New Zealand researchers study effects of iPad on thinking, learning
A New Zealand university has received additional funding for its research into how iPads affect learning for students. Dr. Garry Falloon, of University of Waikato, has a special interest in eLearning and has been working with iPads and Leamington Primary School for about three years. “This is the way of the future. There’s no doubt about it. It’s just finding the way to use it.” Dr. Falloon has been looking at the kinds of conversation and thinking that happen when students have a specially-designed task to complete using iPads, and he can analyze their interactions with a specially-made app embedded in the machine that records their voices and where their fingers are on the screen (Waikato Times, 12/20/14).?
Book claims public schools outperform private schools
The recent publication of a scholarly book has reopened the debate surrounding the academic achievement of public vs. private schools. Public schools achieve the same or better mathematics results as private schools with demographically similar students, concludes The Public School Advantage: Why Public Schools Outperform Private Schools, published in November by the University of Chicago Press. Authors Christopher and Sarah Lubienski, a husband-and-wife team of education professors at the University of Illinois at Urbana-Champaign, suggest that vouchers, which provide public funding for private school tuition, are based on the premise that private schools do better—an assumption that is undercut by the book’s overall findings (Education Week, 5/14/14).

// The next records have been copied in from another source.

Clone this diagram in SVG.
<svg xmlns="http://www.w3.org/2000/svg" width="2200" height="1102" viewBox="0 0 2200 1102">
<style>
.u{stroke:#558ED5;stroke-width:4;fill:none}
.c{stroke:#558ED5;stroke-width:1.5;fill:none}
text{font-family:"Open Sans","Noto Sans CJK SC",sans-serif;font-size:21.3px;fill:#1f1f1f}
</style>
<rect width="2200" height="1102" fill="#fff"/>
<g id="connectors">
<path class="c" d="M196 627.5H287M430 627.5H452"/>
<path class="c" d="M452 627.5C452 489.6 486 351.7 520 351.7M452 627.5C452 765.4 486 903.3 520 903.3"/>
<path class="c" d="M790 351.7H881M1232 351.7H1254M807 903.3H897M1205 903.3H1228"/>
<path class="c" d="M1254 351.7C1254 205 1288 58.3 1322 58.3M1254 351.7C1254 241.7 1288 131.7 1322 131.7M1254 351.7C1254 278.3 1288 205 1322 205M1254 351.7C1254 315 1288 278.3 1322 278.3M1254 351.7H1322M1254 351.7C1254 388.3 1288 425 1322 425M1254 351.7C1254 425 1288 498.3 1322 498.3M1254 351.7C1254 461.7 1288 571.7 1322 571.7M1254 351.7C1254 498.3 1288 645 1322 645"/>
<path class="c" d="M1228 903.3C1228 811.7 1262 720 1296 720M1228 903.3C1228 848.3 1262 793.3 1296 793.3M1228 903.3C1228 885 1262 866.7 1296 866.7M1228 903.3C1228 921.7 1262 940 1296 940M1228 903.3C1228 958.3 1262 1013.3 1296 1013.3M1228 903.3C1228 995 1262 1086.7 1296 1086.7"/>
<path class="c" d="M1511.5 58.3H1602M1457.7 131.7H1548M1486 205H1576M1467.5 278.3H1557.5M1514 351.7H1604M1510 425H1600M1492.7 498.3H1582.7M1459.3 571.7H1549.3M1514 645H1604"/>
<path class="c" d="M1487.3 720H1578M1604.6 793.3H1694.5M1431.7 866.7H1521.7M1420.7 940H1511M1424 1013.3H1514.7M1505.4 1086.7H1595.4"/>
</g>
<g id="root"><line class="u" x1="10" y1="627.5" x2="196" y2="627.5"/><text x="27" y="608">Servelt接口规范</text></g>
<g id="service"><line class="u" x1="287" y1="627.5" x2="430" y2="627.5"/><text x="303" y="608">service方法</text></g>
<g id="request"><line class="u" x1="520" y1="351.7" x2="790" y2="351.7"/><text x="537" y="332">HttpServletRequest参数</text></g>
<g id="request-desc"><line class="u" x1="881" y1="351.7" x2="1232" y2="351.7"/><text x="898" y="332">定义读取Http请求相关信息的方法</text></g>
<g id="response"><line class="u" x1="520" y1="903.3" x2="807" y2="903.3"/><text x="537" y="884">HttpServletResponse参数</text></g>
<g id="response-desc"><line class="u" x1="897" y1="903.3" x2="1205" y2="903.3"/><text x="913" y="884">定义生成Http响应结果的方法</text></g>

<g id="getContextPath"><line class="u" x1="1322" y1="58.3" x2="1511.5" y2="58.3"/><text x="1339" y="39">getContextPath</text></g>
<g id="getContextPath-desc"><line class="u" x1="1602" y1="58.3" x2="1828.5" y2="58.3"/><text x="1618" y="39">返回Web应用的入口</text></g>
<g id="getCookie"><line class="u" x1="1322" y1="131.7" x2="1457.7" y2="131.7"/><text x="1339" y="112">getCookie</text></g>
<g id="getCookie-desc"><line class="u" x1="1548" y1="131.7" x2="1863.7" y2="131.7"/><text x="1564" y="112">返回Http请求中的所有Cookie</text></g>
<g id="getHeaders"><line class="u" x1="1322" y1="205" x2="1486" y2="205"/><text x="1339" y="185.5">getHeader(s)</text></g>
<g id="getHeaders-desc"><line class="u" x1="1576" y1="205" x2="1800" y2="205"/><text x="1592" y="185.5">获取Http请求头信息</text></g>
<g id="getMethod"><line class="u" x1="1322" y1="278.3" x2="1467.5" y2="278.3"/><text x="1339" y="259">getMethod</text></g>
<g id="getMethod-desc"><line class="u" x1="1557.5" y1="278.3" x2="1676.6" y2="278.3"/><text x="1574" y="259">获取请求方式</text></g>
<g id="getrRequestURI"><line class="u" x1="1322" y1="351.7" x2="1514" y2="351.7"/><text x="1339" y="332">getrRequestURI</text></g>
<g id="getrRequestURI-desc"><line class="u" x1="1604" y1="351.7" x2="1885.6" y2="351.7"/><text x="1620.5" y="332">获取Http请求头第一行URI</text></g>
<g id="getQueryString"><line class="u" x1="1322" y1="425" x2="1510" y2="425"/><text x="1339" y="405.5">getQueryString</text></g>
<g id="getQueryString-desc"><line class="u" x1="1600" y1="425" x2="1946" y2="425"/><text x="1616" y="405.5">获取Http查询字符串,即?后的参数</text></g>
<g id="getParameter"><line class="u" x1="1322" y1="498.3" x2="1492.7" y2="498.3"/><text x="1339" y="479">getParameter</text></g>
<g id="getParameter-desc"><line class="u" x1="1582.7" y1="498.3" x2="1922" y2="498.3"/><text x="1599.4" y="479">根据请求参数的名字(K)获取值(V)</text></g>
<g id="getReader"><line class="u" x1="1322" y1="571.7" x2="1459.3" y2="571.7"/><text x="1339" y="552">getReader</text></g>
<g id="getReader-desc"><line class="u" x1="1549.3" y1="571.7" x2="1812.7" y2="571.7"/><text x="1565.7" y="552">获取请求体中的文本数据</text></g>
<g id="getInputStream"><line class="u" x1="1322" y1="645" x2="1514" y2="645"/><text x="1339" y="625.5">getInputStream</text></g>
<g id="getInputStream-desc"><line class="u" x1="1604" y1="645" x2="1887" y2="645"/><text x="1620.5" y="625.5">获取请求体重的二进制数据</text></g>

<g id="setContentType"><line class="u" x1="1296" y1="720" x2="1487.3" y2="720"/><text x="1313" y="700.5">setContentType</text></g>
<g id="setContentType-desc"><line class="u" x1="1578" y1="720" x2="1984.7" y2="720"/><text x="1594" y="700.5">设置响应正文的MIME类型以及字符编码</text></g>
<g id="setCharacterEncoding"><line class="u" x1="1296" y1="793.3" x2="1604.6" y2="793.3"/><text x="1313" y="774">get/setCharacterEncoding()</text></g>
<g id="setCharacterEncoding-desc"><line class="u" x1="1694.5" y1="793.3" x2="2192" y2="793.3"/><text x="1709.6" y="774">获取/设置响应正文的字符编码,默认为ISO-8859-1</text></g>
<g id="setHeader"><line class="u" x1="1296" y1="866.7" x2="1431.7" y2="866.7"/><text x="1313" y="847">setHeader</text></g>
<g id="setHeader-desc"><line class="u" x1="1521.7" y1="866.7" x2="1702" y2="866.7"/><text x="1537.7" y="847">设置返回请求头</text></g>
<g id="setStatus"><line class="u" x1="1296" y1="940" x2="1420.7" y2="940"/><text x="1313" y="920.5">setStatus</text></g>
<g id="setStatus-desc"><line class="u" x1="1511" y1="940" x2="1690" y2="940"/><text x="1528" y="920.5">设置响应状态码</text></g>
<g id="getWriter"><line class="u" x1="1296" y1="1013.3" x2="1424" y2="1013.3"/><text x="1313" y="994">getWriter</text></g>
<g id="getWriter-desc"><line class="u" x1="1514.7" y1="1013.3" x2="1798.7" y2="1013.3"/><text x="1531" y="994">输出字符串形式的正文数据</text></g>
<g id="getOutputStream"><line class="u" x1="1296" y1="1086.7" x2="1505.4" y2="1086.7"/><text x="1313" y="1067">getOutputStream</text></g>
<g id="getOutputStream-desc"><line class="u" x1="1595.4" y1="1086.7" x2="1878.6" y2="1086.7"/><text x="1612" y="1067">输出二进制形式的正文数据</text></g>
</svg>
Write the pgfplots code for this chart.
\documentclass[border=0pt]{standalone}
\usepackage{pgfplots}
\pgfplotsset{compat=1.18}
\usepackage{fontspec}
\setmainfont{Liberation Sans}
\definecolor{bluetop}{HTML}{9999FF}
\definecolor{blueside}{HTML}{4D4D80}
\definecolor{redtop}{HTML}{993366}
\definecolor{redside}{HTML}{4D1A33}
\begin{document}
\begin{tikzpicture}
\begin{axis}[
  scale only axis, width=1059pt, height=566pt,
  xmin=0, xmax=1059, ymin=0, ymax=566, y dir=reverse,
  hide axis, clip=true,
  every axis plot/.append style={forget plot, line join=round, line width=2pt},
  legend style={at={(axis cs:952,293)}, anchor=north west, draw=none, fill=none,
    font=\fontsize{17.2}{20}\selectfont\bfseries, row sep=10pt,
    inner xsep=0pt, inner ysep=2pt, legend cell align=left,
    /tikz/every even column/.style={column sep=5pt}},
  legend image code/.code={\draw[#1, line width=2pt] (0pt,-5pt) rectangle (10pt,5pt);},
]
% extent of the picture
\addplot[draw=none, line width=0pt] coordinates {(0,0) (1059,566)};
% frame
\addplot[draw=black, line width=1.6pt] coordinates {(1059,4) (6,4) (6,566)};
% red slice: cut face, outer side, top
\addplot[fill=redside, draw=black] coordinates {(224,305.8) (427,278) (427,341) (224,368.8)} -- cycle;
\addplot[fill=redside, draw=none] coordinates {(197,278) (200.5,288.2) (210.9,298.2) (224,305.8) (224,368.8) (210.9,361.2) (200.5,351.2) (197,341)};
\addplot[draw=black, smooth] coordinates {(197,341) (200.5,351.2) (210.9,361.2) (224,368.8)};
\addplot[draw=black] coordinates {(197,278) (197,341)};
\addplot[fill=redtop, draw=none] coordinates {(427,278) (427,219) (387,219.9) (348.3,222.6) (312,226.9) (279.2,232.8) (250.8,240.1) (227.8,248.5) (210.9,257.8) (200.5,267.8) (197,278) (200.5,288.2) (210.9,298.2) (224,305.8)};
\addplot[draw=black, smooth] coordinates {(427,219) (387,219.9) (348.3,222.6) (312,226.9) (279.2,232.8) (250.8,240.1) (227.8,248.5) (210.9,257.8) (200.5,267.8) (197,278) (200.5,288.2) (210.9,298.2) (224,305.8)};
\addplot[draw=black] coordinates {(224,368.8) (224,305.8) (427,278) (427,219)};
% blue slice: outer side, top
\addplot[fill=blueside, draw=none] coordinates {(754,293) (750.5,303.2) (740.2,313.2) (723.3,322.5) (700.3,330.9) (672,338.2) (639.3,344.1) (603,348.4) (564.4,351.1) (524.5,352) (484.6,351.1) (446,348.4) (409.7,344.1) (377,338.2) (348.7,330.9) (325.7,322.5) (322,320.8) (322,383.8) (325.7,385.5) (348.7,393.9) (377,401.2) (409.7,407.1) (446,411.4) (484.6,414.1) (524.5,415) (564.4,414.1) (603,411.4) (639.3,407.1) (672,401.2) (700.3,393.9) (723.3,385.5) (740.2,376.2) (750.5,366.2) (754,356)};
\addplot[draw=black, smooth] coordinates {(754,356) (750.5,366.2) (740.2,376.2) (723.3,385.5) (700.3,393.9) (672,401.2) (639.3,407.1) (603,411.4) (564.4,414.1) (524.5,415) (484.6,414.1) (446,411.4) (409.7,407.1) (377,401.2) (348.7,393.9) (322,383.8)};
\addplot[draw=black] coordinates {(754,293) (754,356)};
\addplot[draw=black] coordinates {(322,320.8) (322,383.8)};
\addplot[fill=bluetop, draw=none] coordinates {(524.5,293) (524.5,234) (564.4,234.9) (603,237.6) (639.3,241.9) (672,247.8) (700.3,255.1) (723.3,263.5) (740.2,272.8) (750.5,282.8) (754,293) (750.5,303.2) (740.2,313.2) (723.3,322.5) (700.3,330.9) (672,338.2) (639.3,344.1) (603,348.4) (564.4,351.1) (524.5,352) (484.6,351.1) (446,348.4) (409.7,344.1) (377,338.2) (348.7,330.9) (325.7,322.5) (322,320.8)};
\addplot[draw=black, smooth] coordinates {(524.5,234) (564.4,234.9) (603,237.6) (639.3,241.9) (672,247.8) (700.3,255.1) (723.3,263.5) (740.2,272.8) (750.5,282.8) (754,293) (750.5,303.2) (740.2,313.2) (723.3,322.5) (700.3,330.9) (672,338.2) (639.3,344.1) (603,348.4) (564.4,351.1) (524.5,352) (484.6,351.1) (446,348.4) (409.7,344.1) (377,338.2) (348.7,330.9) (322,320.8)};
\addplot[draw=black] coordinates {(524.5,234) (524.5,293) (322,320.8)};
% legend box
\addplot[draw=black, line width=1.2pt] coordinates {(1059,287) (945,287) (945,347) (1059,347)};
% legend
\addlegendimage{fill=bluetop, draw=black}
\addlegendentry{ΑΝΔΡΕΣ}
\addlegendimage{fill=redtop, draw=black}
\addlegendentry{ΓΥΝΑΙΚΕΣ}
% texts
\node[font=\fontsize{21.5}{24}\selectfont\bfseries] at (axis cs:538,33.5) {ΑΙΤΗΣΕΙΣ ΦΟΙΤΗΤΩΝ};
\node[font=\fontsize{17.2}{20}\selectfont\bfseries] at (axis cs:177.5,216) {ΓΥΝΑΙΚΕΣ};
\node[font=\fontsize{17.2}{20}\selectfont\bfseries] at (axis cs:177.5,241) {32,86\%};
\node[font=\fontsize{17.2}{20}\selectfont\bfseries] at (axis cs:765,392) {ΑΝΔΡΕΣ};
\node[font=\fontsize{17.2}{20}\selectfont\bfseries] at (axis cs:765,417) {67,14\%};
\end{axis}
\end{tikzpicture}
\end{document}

Ontario weaves financial literacy into curriculum
Officials in Ontario, Canada, are proposing integration of financial literacy across the curriculum, beginning in Year 4. Some, however, are concerned that the plan may be too ambitious, noting that many teachers will need additional tools and resources to teach financial literacy (The Toronto Star, 12/16/14).
Analysis considers effects of class size in Florida
Florida lawmakers decided several years ago to repeal a school-size law and focus instead on class-size limits, according to this article. Now, a government watch group is reporting that smaller schools—not necessarily smaller class sizes—can have a bigger effect on improving student achievement (State Impact, 1/5/15).